* Short exercise *
Can you transcribe every line exactly and leave the pictures behind?

* Given material *
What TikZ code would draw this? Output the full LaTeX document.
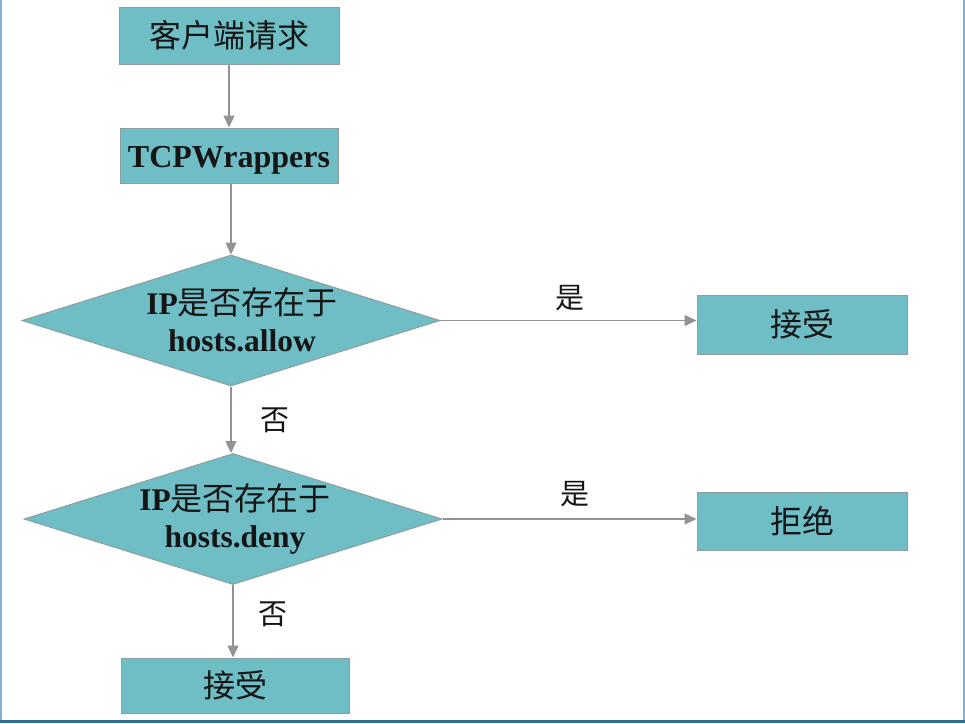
\documentclass[tikz,border=0pt]{standalone}
\usepackage{fontspec}
\setmainfont{Liberation Serif}
\newfontfamily\cjk{Noto Sans CJK SC}
\usetikzlibrary{shapes.geometric,arrows.meta}
\definecolor{boxfill}{HTML}{6FBEC6}
\definecolor{boxline}{HTML}{8E9EA0}
\definecolor{arrowgray}{HTML}{939393}
\definecolor{textc}{HTML}{151515}
\definecolor{framelight}{HTML}{7DB2D3}
\definecolor{framedark}{HTML}{2F6E93}
\begin{document}
\begin{tikzpicture}[x=1pt,y=-1pt,
  box/.style={rectangle, draw=boxline, fill=boxfill, line width=1pt, inner sep=0pt, text=textc},
  dia/.style={diamond, draw=boxline, fill=boxfill, line width=1pt, minimum width=418pt, minimum height=131pt, inner sep=0pt},
  conn/.style={draw=arrowgray, line width=1.2pt, -{Triangle[length=12pt,width=11pt]}},
  lbl/.style={font=\cjk\fontsize{29}{29}\selectfont, text=textc},
  cjkbig/.style={font=\cjk\fontsize{32}{32}\selectfont},
  dtext/.style={align=center, text=textc, font=\fontsize{31.5}{37}\selectfont\bfseries}]
\useasboundingbox (0,0) rectangle (965,723);
\fill[white] (0,0) rectangle (965,723);
% frame of the screenshot
\draw[framelight, line width=2pt] (1,0) -- (1,723);
\draw[framelight, line width=2pt] (963.5,0) -- (963.5,723);
\draw[framedark, line width=3pt] (0,721.5) -- (965,721.5);

\node[box, cjkbig, minimum width=220pt, minimum height=57pt] (b1) at (229,35.5) {客户端请求};
\node[box, minimum width=218pt, minimum height=55pt, font=\fontsize{32}{32}\selectfont\bfseries] (b2) at (229,155.5) {\raisebox{-5pt}[\height][\depth]{TCPWrappers}};
\node[dia] (d1) at (231,320.5) {};
\node[dtext] (t1) at (242,320) {IP{\cjk\mdseries\fontsize{32}{37}\selectfont 是否存在于}\\hosts.allow};
\node[box, cjkbig, minimum width=210pt, minimum height=59pt] (acc1) at (802,324.5) {接受};
\node[dia] (d2) at (233,519) {};
\node[dtext] (t2) at (235,518.5) {IP{\cjk\mdseries\fontsize{32}{37}\selectfont 是否存在于}\\hosts.deny};
\node[box, cjkbig, minimum width=210pt, minimum height=58pt] (rej) at (802,521) {拒绝};
\node[box, cjkbig, minimum width=228pt, minimum height=55pt] (acc2) at (235,685.5) {接受};

\node[lbl] (y1) at (570,298) {是};
\node[lbl] (n1) at (275,420) {否};
\node[lbl] (y2) at (575,494) {是};
\node[lbl] (n2) at (273,614) {否};

\draw[conn] (b1.south) -- (b2.north);
\draw[conn] (b2.south -| d1.north) -- (d1.north);
\draw[conn] (d1.east) -- (d1.east -| acc1.west);
\draw[conn] (d1.south) -- (d1.south |- d2.north);
\draw[conn] (d2.east) -- (d2.east -| rej.west);
\draw[conn] (d2.south) -- (d2.south |- acc2.north);
\end{tikzpicture}
\end{document}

* Finished answer *
What TikZ code would draw this? Output the full LaTeX document.
\documentclass[tikz,border=0pt]{standalone}
\usepackage{fontspec}
\setmainfont{Liberation Serif}
\newfontfamily\cjk{Noto Sans CJK SC}
\usetikzlibrary{shapes.geometric,arrows.meta}
\definecolor{boxfill}{HTML}{6FBEC6}
\definecolor{boxline}{HTML}{8E9EA0}
\definecolor{arrowgray}{HTML}{939393}
\definecolor{textc}{HTML}{151515}
\definecolor{framelight}{HTML}{7DB2D3}
\definecolor{framedark}{HTML}{2F6E93}
\begin{document}
\begin{tikzpicture}[x=1pt,y=-1pt,
  box/.style={rectangle, draw=boxline, fill=boxfill, line width=1pt, inner sep=0pt, text=textc},
  dia/.style={diamond, draw=boxline, fill=boxfill, line width=1pt, minimum width=418pt, minimum height=131pt, inner sep=0pt},
  conn/.style={draw=arrowgray, line width=1.2pt, -{Triangle[length=12pt,width=11pt]}},
  lbl/.style={font=\cjk\fontsize{29}{29}\selectfont, text=textc},
  cjkbig/.style={font=\cjk\fontsize{32}{32}\selectfont},
  dtext/.style={align=center, text=textc, font=\fontsize{31.5}{37}\selectfont\bfseries}]
\useasboundingbox (0,0) rectangle (965,723);
\fill[white] (0,0) rectangle (965,723);
% frame of the screenshot
\draw[framelight, line width=2pt] (1,0) -- (1,723);
\draw[framelight, line width=2pt] (963.5,0) -- (963.5,723);
\draw[framedark, line width=3pt] (0,721.5) -- (965,721.5);

\node[box, cjkbig, minimum width=220pt, minimum height=57pt] (b1) at (229,35.5) {客户端请求};
\node[box, minimum width=218pt, minimum height=55pt, font=\fontsize{32}{32}\selectfont\bfseries] (b2) at (229,155.5) {\raisebox{-5pt}[\height][\depth]{TCPWrappers}};
\node[dia] (d1) at (231,320.5) {};
\node[dtext] (t1) at (242,320) {IP{\cjk\mdseries\fontsize{32}{37}\selectfont 是否存在于}\\hosts.allow};
\node[box, cjkbig, minimum width=210pt, minimum height=59pt] (acc1) at (802,324.5) {接受};
\node[dia] (d2) at (233,519) {};
\node[dtext] (t2) at (235,518.5) {IP{\cjk\mdseries\fontsize{32}{37}\selectfont 是否存在于}\\hosts.deny};
\node[box, cjkbig, minimum width=210pt, minimum height=58pt] (rej) at (802,521) {拒绝};
\node[box, cjkbig, minimum width=228pt, minimum height=55pt] (acc2) at (235,685.5) {接受};

\node[lbl] (y1) at (570,298) {是};
\node[lbl] (n1) at (275,420) {否};
\node[lbl] (y2) at (575,494) {是};
\node[lbl] (n2) at (273,614) {否};

\draw[conn] (b1.south) -- (b2.north);
\draw[conn] (b2.south -| d1.north) -- (d1.north);
\draw[conn] (d1.east) -- (d1.east -| acc1.west);
\draw[conn] (d1.south) -- (d1.south |- d2.north);
\draw[conn] (d2.east) -- (d2.east -| rej.west);
\draw[conn] (d2.south) -- (d2.south |- acc2.north);
\end{tikzpicture}
\end{document}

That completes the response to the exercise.